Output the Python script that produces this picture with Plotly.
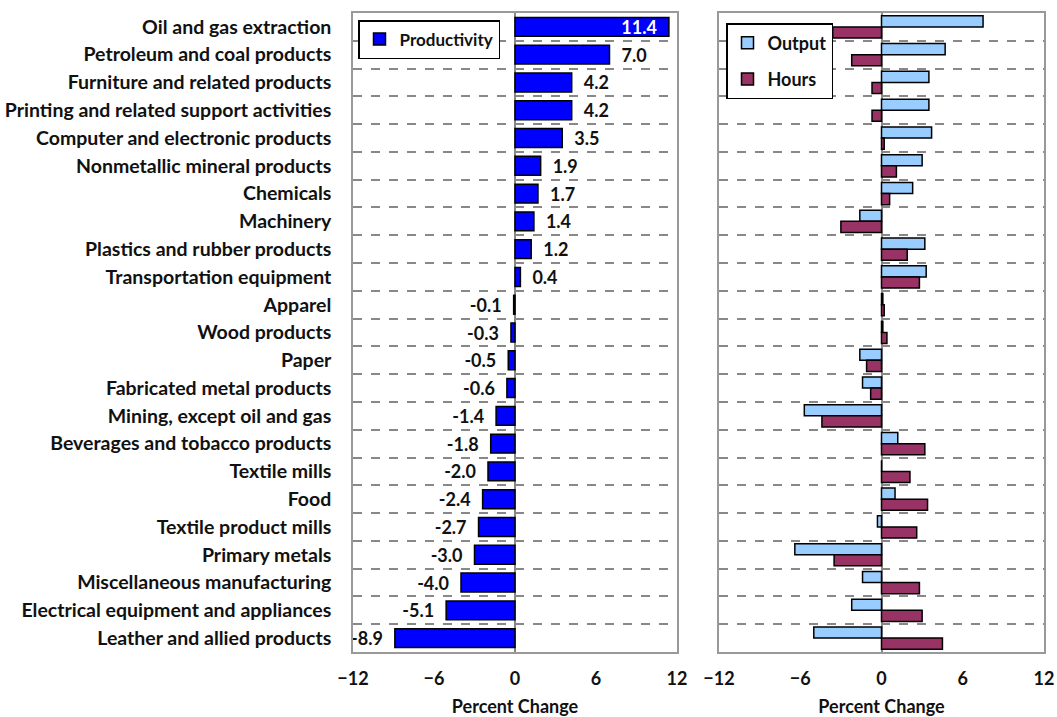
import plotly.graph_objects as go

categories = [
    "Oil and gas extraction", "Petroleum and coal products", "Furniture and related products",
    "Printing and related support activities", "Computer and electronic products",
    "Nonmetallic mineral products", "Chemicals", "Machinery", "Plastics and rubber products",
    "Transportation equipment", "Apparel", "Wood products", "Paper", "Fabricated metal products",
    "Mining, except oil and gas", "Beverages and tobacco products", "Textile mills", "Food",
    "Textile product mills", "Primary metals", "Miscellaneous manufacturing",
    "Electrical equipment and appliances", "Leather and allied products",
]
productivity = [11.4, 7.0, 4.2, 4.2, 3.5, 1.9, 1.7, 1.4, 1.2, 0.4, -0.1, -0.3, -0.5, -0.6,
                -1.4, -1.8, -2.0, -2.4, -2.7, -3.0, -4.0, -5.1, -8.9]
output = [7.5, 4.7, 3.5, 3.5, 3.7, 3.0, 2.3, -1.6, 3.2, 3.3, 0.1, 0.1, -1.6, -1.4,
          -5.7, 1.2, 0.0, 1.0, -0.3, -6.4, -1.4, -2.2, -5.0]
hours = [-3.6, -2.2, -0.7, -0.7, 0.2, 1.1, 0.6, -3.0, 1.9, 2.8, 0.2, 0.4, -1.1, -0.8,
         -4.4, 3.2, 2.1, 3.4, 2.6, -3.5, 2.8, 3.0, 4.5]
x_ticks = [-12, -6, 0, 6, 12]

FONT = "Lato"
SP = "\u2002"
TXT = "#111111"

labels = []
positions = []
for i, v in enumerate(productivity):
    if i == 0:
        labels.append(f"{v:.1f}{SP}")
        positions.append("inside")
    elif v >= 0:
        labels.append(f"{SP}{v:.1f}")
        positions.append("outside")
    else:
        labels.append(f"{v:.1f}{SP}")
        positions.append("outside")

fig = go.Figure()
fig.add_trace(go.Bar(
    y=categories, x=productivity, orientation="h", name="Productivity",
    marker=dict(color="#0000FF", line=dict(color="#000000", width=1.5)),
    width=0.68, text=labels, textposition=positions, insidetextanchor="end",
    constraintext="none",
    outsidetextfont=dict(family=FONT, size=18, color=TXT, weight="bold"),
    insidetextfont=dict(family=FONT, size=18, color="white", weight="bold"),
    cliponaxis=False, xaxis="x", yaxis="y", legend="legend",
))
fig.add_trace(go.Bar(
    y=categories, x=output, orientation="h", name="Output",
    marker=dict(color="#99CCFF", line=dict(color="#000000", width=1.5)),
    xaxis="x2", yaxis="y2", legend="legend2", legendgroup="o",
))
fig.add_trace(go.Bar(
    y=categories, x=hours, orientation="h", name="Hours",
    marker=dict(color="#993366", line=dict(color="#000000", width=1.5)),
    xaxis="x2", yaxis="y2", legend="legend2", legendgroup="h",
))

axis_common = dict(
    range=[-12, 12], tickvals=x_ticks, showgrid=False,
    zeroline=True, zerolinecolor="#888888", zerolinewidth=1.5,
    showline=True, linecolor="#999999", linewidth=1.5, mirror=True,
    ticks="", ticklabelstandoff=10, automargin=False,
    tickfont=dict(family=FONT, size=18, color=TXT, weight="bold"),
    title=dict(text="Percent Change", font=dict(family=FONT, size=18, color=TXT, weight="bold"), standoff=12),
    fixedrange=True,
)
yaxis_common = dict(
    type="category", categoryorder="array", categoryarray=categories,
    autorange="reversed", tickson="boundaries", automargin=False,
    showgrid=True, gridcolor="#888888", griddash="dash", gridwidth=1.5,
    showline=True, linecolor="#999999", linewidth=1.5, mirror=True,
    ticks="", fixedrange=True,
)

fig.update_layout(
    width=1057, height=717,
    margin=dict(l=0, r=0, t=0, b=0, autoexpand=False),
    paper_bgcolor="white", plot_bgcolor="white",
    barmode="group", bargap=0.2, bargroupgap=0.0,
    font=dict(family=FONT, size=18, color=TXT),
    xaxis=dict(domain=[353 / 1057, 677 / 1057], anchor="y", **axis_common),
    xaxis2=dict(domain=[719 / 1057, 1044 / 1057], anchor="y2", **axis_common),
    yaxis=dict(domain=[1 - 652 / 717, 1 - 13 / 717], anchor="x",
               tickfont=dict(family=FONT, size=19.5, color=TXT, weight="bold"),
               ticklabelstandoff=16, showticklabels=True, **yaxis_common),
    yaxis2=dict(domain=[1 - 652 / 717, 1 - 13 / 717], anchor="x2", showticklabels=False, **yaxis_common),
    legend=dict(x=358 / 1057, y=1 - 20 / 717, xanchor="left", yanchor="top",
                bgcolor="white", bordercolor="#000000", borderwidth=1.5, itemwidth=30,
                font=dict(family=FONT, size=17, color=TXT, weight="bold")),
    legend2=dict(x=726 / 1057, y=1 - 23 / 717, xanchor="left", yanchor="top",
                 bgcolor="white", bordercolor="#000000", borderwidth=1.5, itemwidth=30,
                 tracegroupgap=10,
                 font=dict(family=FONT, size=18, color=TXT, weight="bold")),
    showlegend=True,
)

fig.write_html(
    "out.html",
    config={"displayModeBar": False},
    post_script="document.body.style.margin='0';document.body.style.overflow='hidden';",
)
------------------------------------------------------------------------
-- TO BE DONE --
Look at the listing and set down only the lines from its start through the line with "import plotly.graph_objects as go", word for word and without pictures.

-- OUTPUT BELOW --
Output the Python script that produces this picture with Plotly.
import plotly.graph_objects as go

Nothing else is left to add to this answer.